## LISTED RECORDS:
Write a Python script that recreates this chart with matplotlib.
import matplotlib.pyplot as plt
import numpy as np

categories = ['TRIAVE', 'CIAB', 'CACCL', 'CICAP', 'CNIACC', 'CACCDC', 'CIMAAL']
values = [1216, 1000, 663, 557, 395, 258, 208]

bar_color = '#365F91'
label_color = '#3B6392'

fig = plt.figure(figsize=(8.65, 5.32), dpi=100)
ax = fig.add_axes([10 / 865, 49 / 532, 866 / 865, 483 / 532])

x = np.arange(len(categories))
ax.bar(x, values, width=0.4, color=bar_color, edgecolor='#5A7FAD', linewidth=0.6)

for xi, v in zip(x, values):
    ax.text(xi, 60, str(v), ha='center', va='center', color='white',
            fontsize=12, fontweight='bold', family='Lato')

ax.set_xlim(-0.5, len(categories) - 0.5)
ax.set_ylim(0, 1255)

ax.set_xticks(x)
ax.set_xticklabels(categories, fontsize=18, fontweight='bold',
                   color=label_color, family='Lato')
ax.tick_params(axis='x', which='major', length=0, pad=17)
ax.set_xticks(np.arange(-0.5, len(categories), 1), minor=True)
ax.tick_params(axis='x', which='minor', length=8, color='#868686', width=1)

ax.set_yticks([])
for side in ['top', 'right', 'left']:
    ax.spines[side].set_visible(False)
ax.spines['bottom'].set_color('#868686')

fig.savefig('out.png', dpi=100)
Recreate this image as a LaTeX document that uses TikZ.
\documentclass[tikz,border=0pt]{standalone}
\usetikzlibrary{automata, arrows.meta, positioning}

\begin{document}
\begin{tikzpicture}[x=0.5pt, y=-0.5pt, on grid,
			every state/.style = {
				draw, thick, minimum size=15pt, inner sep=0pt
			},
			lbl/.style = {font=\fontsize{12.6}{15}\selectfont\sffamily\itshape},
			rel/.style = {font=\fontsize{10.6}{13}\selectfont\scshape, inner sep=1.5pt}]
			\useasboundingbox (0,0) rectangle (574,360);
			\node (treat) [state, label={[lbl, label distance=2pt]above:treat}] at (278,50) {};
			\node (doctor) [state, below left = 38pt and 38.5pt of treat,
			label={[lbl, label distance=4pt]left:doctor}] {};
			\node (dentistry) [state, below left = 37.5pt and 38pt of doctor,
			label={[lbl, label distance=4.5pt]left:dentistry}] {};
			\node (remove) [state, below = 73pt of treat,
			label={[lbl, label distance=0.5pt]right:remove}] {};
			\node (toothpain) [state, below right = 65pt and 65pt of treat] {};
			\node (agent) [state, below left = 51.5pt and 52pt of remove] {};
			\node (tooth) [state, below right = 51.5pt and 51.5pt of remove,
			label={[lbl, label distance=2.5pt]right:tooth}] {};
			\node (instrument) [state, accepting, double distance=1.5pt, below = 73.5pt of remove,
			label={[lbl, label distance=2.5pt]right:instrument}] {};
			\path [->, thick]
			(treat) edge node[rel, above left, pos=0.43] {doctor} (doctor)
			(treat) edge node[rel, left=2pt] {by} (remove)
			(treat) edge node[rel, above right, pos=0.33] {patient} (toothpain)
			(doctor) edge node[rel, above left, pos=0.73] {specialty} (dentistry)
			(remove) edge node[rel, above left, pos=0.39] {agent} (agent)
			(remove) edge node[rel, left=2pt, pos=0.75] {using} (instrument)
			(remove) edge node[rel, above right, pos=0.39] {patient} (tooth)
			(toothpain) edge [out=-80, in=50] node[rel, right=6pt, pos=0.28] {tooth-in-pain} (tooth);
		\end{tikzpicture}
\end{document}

...

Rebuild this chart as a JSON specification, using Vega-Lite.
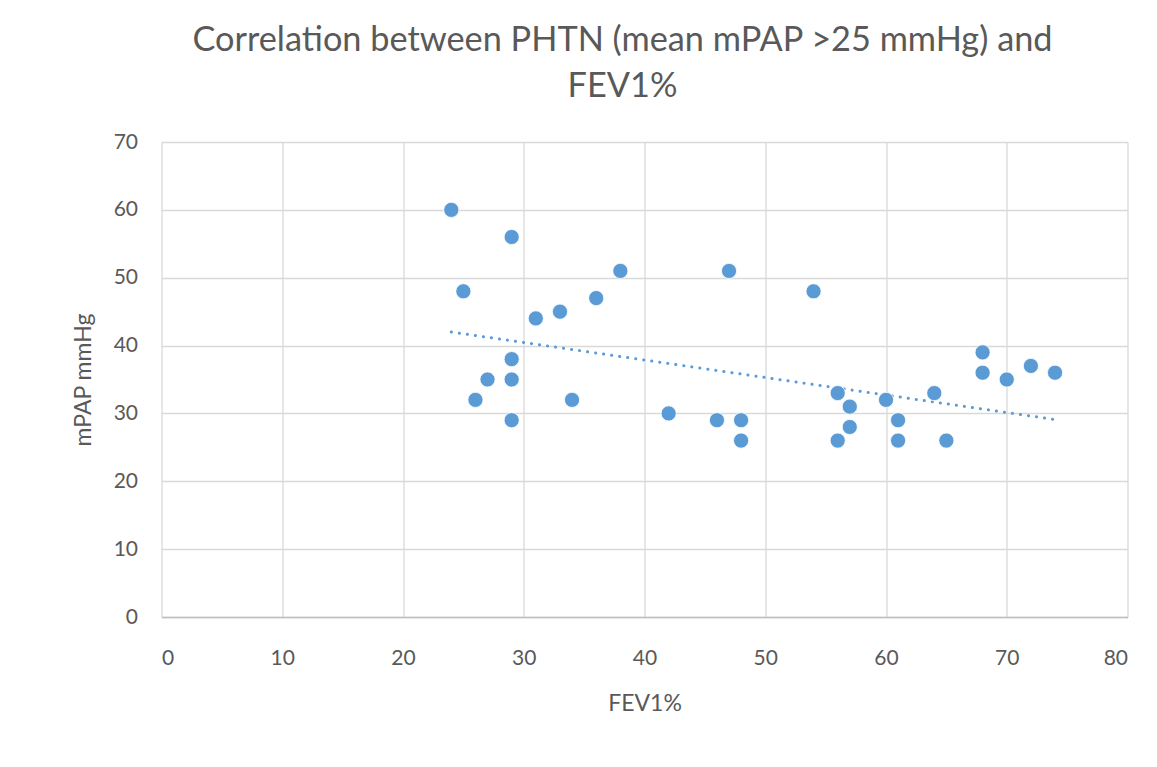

## EXERCISE PROMPT:
Copy each line above that contains the word "chart".

## WRITTEN ANSWER:
Write a Python script that recreates this chart with matplotlib.
Rebuild this chart as a JSON specification, using Vega-Lite.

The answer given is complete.